begin
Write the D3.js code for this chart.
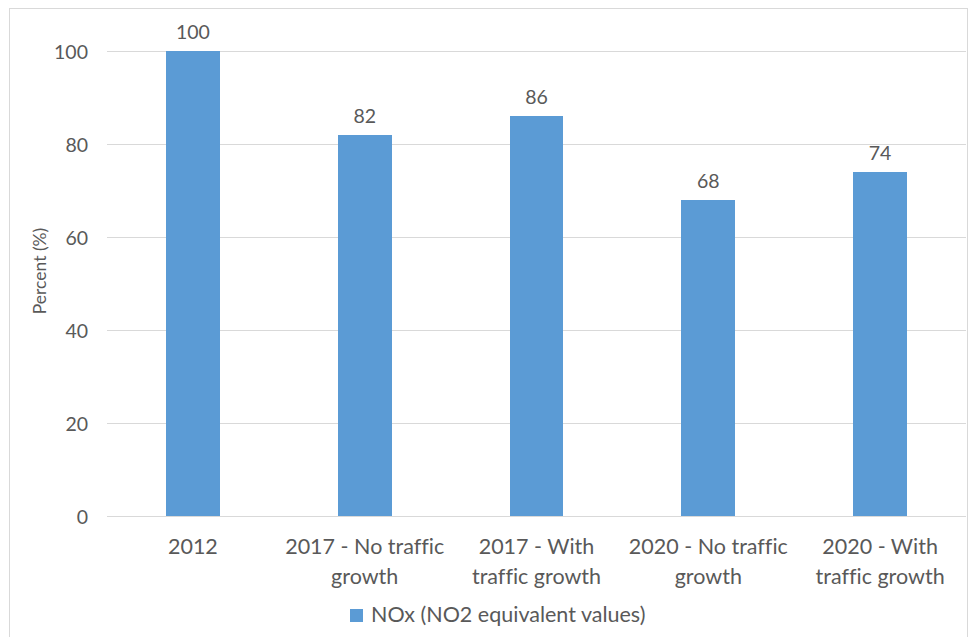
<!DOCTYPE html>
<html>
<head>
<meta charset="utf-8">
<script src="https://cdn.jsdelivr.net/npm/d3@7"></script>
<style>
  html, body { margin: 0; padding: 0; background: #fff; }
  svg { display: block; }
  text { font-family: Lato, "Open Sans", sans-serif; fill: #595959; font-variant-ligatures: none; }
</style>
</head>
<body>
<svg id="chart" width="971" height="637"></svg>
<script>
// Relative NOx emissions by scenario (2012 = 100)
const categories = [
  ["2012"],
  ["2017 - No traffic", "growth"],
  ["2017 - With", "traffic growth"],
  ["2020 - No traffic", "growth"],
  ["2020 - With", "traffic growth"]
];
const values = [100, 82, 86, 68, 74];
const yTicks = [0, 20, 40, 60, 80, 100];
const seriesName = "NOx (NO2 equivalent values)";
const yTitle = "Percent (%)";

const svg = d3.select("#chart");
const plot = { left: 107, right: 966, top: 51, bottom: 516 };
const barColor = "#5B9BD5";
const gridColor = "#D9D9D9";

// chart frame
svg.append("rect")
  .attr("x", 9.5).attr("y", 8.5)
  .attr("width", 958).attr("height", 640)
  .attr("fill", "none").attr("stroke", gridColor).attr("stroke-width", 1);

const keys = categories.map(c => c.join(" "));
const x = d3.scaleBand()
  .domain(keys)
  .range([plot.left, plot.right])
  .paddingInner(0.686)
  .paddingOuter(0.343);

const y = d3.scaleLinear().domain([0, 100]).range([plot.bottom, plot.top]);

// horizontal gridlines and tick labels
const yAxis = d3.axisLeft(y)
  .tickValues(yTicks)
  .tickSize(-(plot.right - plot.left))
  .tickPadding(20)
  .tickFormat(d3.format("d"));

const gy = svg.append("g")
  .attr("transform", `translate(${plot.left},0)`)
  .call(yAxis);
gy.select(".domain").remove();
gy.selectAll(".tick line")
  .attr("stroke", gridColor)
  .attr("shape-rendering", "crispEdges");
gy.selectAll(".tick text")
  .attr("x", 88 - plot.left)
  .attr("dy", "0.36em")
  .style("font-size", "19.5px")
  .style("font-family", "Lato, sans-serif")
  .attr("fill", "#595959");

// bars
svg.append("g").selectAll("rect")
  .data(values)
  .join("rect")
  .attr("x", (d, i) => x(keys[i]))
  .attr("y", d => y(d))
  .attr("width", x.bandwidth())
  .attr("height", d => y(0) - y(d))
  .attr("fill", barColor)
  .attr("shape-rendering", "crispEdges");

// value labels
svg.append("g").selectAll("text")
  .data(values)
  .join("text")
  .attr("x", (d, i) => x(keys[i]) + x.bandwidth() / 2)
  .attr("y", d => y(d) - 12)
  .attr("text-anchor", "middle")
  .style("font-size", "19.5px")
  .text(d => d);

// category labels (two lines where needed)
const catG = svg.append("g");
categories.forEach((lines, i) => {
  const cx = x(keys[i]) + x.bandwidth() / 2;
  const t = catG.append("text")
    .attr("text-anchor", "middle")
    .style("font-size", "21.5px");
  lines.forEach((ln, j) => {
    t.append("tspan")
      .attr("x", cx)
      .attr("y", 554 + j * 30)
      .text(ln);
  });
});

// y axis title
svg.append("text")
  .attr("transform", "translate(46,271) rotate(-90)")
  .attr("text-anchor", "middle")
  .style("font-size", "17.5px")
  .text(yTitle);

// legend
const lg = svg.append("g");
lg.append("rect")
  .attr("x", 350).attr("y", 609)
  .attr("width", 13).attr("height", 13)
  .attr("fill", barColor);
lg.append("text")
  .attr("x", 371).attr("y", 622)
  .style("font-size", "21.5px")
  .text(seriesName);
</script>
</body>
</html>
end
begin
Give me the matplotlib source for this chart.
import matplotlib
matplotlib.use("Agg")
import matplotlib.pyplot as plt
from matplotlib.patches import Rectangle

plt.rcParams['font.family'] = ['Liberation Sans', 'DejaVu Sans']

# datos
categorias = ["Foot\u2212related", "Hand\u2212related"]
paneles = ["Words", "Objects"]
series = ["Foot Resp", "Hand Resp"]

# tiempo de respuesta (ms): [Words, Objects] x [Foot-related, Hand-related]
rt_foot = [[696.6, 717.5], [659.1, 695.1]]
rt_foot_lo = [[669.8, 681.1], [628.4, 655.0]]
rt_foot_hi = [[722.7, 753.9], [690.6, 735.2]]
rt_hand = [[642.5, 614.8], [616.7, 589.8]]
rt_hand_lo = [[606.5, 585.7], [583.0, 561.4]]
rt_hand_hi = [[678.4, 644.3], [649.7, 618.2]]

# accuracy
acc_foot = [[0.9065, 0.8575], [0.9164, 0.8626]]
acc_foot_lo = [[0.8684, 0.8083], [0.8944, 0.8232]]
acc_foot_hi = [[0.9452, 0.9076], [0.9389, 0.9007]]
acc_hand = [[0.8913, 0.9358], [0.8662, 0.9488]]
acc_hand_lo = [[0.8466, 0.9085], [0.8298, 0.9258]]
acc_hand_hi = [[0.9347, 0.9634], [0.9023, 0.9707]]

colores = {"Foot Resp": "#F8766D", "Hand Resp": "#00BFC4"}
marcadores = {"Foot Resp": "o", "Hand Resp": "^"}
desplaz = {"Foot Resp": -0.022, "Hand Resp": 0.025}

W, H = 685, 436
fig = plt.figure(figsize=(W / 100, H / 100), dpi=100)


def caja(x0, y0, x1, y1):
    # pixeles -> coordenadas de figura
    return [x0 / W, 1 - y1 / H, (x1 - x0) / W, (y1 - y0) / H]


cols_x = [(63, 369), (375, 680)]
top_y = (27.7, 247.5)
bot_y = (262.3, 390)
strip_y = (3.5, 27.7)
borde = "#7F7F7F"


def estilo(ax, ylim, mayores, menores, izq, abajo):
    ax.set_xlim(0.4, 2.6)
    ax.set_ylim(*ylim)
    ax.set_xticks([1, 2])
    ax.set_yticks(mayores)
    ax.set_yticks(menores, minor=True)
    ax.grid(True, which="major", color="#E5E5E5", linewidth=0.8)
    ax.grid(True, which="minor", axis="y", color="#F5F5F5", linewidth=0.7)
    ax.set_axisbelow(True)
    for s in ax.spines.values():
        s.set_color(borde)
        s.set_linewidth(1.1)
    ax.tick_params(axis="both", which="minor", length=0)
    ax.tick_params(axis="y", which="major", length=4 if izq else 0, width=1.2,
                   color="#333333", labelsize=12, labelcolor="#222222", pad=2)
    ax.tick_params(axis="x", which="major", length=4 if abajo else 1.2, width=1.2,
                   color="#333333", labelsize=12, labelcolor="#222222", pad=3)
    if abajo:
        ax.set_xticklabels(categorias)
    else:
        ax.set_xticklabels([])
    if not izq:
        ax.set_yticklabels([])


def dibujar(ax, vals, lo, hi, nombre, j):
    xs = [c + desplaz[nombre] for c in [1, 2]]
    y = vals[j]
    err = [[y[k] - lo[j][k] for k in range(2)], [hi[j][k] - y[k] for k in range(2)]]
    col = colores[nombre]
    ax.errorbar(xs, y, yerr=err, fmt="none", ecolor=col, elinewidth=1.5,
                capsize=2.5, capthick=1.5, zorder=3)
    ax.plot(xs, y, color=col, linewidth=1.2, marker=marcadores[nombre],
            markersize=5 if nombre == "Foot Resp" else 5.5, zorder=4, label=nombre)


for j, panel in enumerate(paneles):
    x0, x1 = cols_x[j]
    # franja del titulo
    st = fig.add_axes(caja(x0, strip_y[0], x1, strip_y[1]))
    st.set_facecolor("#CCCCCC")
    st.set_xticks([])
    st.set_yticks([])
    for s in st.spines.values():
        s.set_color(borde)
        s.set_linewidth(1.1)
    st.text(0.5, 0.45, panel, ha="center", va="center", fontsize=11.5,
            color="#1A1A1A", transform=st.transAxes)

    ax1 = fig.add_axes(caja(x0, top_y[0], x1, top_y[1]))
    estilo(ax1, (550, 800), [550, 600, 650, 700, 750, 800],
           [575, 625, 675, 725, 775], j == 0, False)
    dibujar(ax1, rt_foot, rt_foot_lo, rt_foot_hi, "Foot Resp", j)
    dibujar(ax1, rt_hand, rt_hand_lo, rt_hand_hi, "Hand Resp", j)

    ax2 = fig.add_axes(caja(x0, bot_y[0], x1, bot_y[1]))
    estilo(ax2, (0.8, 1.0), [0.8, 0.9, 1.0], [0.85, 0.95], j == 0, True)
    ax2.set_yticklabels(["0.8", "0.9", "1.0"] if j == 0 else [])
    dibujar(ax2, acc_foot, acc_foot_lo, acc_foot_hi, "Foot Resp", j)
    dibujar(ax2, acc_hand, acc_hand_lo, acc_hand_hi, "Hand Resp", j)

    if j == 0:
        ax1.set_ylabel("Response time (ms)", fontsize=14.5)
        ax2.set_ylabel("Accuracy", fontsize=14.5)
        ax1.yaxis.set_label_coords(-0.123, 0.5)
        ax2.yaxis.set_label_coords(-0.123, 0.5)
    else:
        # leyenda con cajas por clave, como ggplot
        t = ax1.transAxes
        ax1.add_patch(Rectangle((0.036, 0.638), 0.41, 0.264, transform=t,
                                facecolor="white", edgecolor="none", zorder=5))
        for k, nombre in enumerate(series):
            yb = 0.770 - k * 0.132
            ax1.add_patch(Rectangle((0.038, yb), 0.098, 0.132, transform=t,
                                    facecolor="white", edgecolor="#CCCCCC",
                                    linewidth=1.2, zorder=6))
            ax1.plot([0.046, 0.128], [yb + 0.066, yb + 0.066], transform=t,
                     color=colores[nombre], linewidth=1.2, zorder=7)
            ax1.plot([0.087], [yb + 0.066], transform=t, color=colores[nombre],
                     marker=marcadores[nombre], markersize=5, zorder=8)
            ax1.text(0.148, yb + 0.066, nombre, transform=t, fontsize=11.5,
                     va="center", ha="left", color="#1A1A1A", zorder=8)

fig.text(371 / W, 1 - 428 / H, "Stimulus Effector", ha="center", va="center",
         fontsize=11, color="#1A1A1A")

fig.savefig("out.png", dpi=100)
end
- [What you need to do]
Everything from the line with "Give me the matplotlib source for this chart." through the line with "return [x0 /" is to be output exactly; leave out all other lines.

- [Right answer]
Give me the matplotlib source for this chart.
import matplotlib
matplotlib.use("Agg")
import matplotlib.pyplot as plt
from matplotlib.patches import Rectangle

plt.rcParams['font.family'] = ['Liberation Sans', 'DejaVu Sans']

# datos
categorias = ["Foot\u2212related", "Hand\u2212related"]
paneles = ["Words", "Objects"]
series = ["Foot Resp", "Hand Resp"]

# tiempo de respuesta (ms): [Words, Objects] x [Foot-related, Hand-related]
rt_foot = [[696.6, 717.5], [659.1, 695.1]]
rt_foot_lo = [[669.8, 681.1], [628.4, 655.0]]
rt_foot_hi = [[722.7, 753.9], [690.6, 735.2]]
rt_hand = [[642.5, 614.8], [616.7, 589.8]]
rt_hand_lo = [[606.5, 585.7], [583.0, 561.4]]
rt_hand_hi = [[678.4, 644.3], [649.7, 618.2]]

# accuracy
acc_foot = [[0.9065, 0.8575], [0.9164, 0.8626]]
acc_foot_lo = [[0.8684, 0.8083], [0.8944, 0.8232]]
acc_foot_hi = [[0.9452, 0.9076], [0.9389, 0.9007]]
acc_hand = [[0.8913, 0.9358], [0.8662, 0.9488]]
acc_hand_lo = [[0.8466, 0.9085], [0.8298, 0.9258]]
acc_hand_hi = [[0.9347, 0.9634], [0.9023, 0.9707]]

colores = {"Foot Resp": "#F8766D", "Hand Resp": "#00BFC4"}
marcadores = {"Foot Resp": "o", "Hand Resp": "^"}
desplaz = {"Foot Resp": -0.022, "Hand Resp": 0.025}

W, H = 685, 436
fig = plt.figure(figsize=(W / 100, H / 100), dpi=100)


def caja(x0, y0, x1, y1):
    # pixeles -> coordenadas de figura
    return [x0 / W, 1 - y1 / H, (x1 - x0) / W, (y1 - y0) / H]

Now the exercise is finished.